(Entries with chart source code)
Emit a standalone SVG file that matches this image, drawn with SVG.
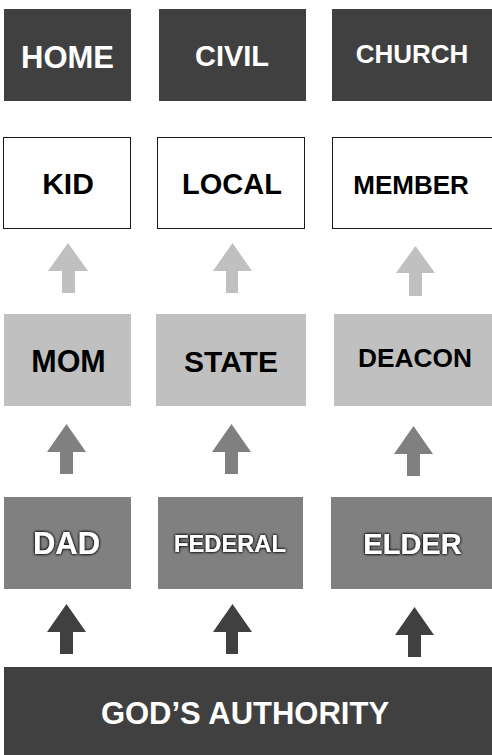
<svg xmlns="http://www.w3.org/2000/svg" width="492" height="755" viewBox="0 0 492 755">
<style>
text{font-family:"Liberation Sans",Arial,sans-serif;font-weight:bold;text-anchor:middle}
.dark{fill:#404040}
.mid{fill:#808080}
.light{fill:#c0c0c0}
.white{fill:#ffffff;stroke:#1a1a1a;stroke-width:1}
.tw{fill:#ffffff}
.tb{fill:#000000}
</style>
<defs>
<filter id="glow" x="-20%" y="-40%" width="140%" height="180%">
<feGaussianBlur in="SourceAlpha" stdDeviation="1.8" result="b"/>
<feFlood flood-color="#000000" flood-opacity="1"/>
<feComposite in2="b" operator="in" result="s"/>
<feMerge><feMergeNode in="s"/><feMergeNode in="s"/><feMergeNode in="SourceGraphic"/></feMerge>
</filter>
</defs>
<g id="home"><rect class="dark" x="4" y="9" width="127" height="92"/><text class="tw" x="67.5" y="68" font-size="31">HOME</text></g>
<g id="civil"><rect class="dark" x="159" y="9" width="147" height="92"/><text class="tw" x="232" y="66" font-size="29">CIVIL</text></g>
<g id="church"><rect class="dark" x="332" y="9" width="160" height="92"/><text class="tw" x="412" y="63" font-size="26">CHURCH</text></g>

<g id="kid"><rect class="white" x="3.5" y="137.5" width="127" height="91"/><text class="tb" x="68" y="194" font-size="30">KID</text></g>
<g id="local"><rect class="white" x="157.5" y="137.5" width="147" height="91"/><text class="tb" x="232" y="194" font-size="29">LOCAL</text></g>
<g id="member"><rect class="white" x="332.5" y="137.5" width="160" height="91"/><text class="tb" x="411" y="194" font-size="26">MEMBER</text></g>

<g id="mom"><rect class="light" x="4" y="314" width="127" height="92"/><text class="tb" x="68.5" y="372" font-size="30.5">MOM</text></g>
<g id="state"><rect class="light" x="156" y="314" width="150" height="92"/><text class="tb" x="231" y="372" font-size="30">STATE</text></g>
<g id="deacon"><rect class="light" x="334" y="314" width="158" height="92"/><text class="tb" x="415" y="367" font-size="26.3">DEACON</text></g>

<g id="dad"><rect class="mid" x="4" y="497" width="127" height="92"/><text class="tw" x="66.5" y="554" font-size="31" filter="url(#glow)">DAD</text></g>
<g id="federal"><rect class="mid" x="158" y="497" width="145" height="92"/><text class="tw" x="230" y="552" font-size="23.7" filter="url(#glow)">FEDERAL</text></g>
<g id="elder"><rect class="mid" x="331" y="497" width="161" height="92"/><text class="tw" x="412.5" y="554" font-size="29" filter="url(#glow)">ELDER</text></g>

<g id="gods-authority"><rect class="dark" x="4" y="667" width="488" height="88"/><text class="tw" x="245" y="724" font-size="31">GOD’S AUTHORITY</text></g>

<g id="connectors">
<polygon class="light" points="68,243 88,271 75,271 75,293 62,293 62,271 48,271"/>
<polygon class="light" points="232.5,243 252,271 238,271 238,293 226,293 226,271 213,271"/>
<polygon class="light" points="415.5,246 435,273 422,273 422,296 409,296 409,273 396,273"/>

<polygon class="mid" points="66.5,424 86,452 73,452 73,474 60,474 60,452 47,452"/>
<polygon class="mid" points="231.5,424 251,452 238,452 238,474 225,474 225,452 212,452"/>
<polygon class="mid" points="413.5,426 433,454 420,454 420,476 407,476 407,454 394,454"/>

<polygon class="dark" points="66.5,604 86,632 73,632 73,654 60,654 60,632 47,632"/>
<polygon class="dark" points="232.5,604 252,632 238,632 238,654 226,654 226,632 213,632"/>
<polygon class="dark" points="414.5,607 434,635 421,635 421,657 408,657 408,635 395,635"/>
</g>
</svg>
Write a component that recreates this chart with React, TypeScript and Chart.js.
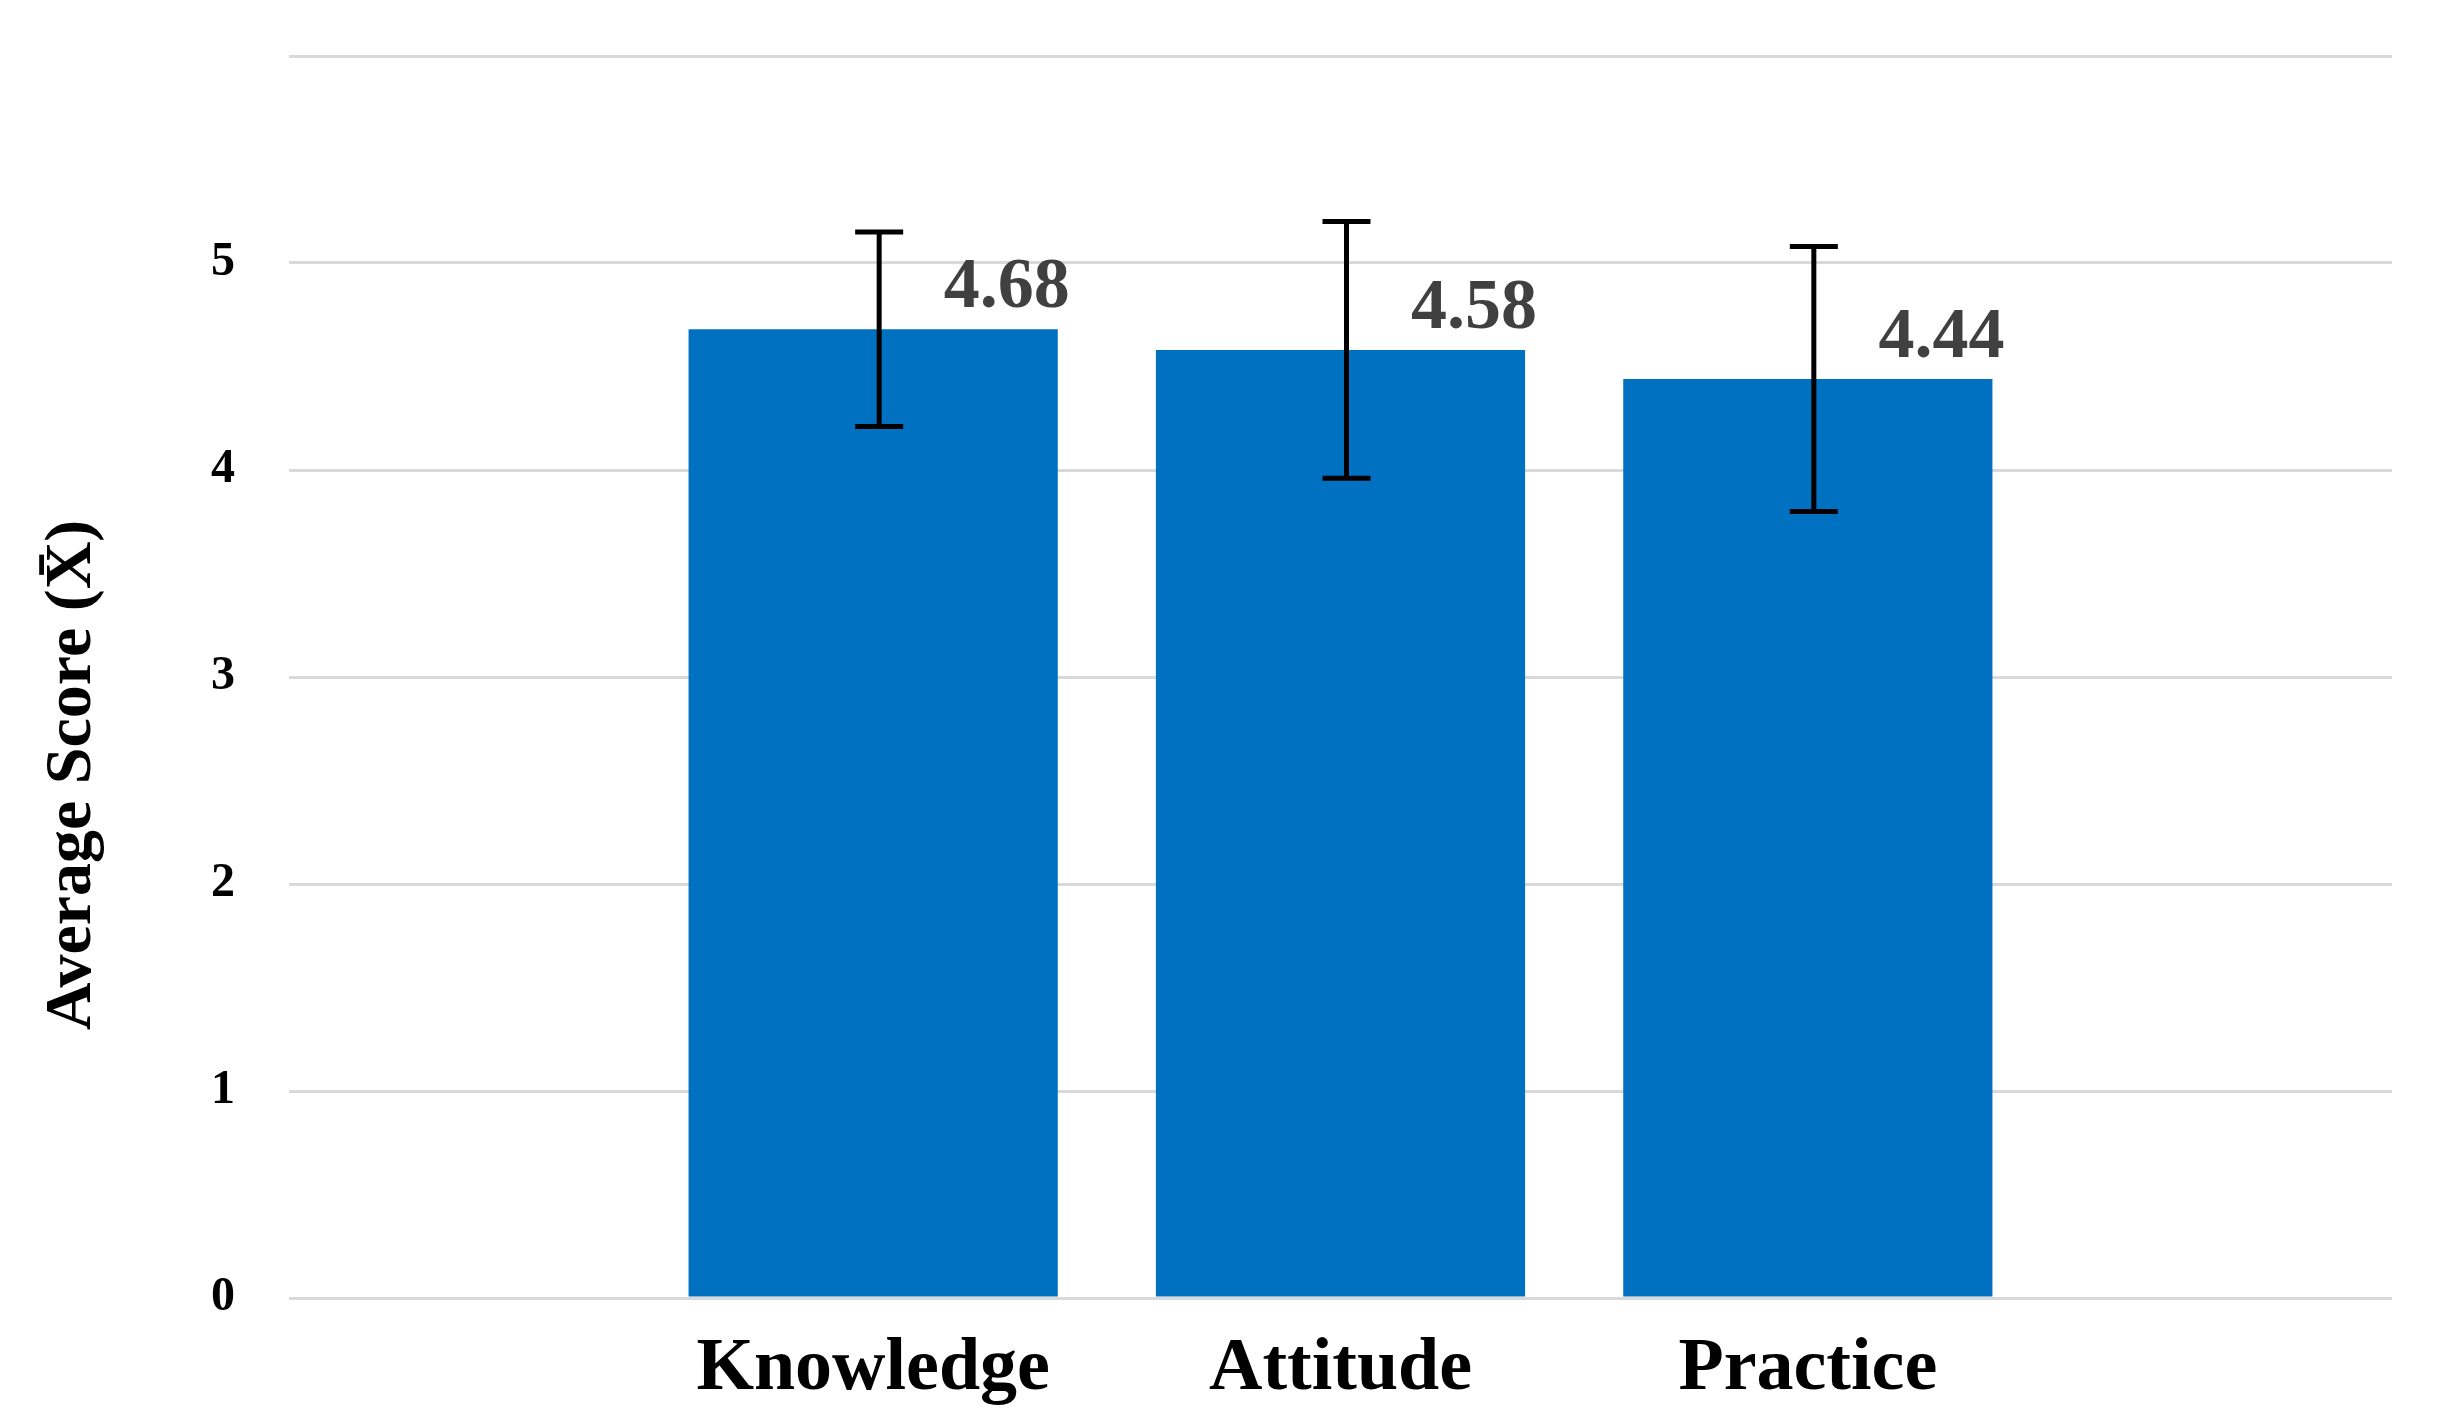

WORK INSTRUCTIONS: Will you set down the records word for word while leaving out every picture?

EXPECTED ANSWER:
Emit a standalone SVG file that matches this image, drawn with SVG.
<svg xmlns="http://www.w3.org/2000/svg" width="492" height="755" viewBox="0 0 492 755">
<style>
text{font-family:"Liberation Sans",Arial,sans-serif;font-weight:bold;text-anchor:middle}
.dark{fill:#404040}
.mid{fill:#808080}
.light{fill:#c0c0c0}
.white{fill:#ffffff;stroke:#1a1a1a;stroke-width:1}
.tw{fill:#ffffff}
.tb{fill:#000000}
</style>
<defs>
<filter id="glow" x="-20%" y="-40%" width="140%" height="180%">
<feGaussianBlur in="SourceAlpha" stdDeviation="1.8" result="b"/>
<feFlood flood-color="#000000" flood-opacity="1"/>
<feComposite in2="b" operator="in" result="s"/>
<feMerge><feMergeNode in="s"/><feMergeNode in="s"/><feMergeNode in="SourceGraphic"/></feMerge>
</filter>
</defs>
<g id="home"><rect class="dark" x="4" y="9" width="127" height="92"/><text class="tw" x="67.5" y="68" font-size="31">HOME</text></g>
<g id="civil"><rect class="dark" x="159" y="9" width="147" height="92"/><text class="tw" x="232" y="66" font-size="29">CIVIL</text></g>
<g id="church"><rect class="dark" x="332" y="9" width="160" height="92"/><text class="tw" x="412" y="63" font-size="26">CHURCH</text></g>

<g id="kid"><rect class="white" x="3.5" y="137.5" width="127" height="91"/><text class="tb" x="68" y="194" font-size="30">KID</text></g>
<g id="local"><rect class="white" x="157.5" y="137.5" width="147" height="91"/><text class="tb" x="232" y="194" font-size="29">LOCAL</text></g>
<g id="member"><rect class="white" x="332.5" y="137.5" width="160" height="91"/><text class="tb" x="411" y="194" font-size="26">MEMBER</text></g>

<g id="mom"><rect class="light" x="4" y="314" width="127" height="92"/><text class="tb" x="68.5" y="372" font-size="30.5">MOM</text></g>
<g id="state"><rect class="light" x="156" y="314" width="150" height="92"/><text class="tb" x="231" y="372" font-size="30">STATE</text></g>
<g id="deacon"><rect class="light" x="334" y="314" width="158" height="92"/><text class="tb" x="415" y="367" font-size="26.3">DEACON</text></g>

<g id="dad"><rect class="mid" x="4" y="497" width="127" height="92"/><text class="tw" x="66.5" y="554" font-size="31" filter="url(#glow)">DAD</text></g>
<g id="federal"><rect class="mid" x="158" y="497" width="145" height="92"/><text class="tw" x="230" y="552" font-size="23.7" filter="url(#glow)">FEDERAL</text></g>
<g id="elder"><rect class="mid" x="331" y="497" width="161" height="92"/><text class="tw" x="412.5" y="554" font-size="29" filter="url(#glow)">ELDER</text></g>

<g id="gods-authority"><rect class="dark" x="4" y="667" width="488" height="88"/><text class="tw" x="245" y="724" font-size="31">GOD’S AUTHORITY</text></g>

<g id="connectors">
<polygon class="light" points="68,243 88,271 75,271 75,293 62,293 62,271 48,271"/>
<polygon class="light" points="232.5,243 252,271 238,271 238,293 226,293 226,271 213,271"/>
<polygon class="light" points="415.5,246 435,273 422,273 422,296 409,296 409,273 396,273"/>

<polygon class="mid" points="66.5,424 86,452 73,452 73,474 60,474 60,452 47,452"/>
<polygon class="mid" points="231.5,424 251,452 238,452 238,474 225,474 225,452 212,452"/>
<polygon class="mid" points="413.5,426 433,454 420,454 420,476 407,476 407,454 394,454"/>

<polygon class="dark" points="66.5,604 86,632 73,632 73,654 60,654 60,632 47,632"/>
<polygon class="dark" points="232.5,604 252,632 238,632 238,654 226,654 226,632 213,632"/>
<polygon class="dark" points="414.5,607 434,635 421,635 421,657 408,657 408,635 395,635"/>
</g>
</svg>
Write a component that recreates this chart with React, TypeScript and Chart.js.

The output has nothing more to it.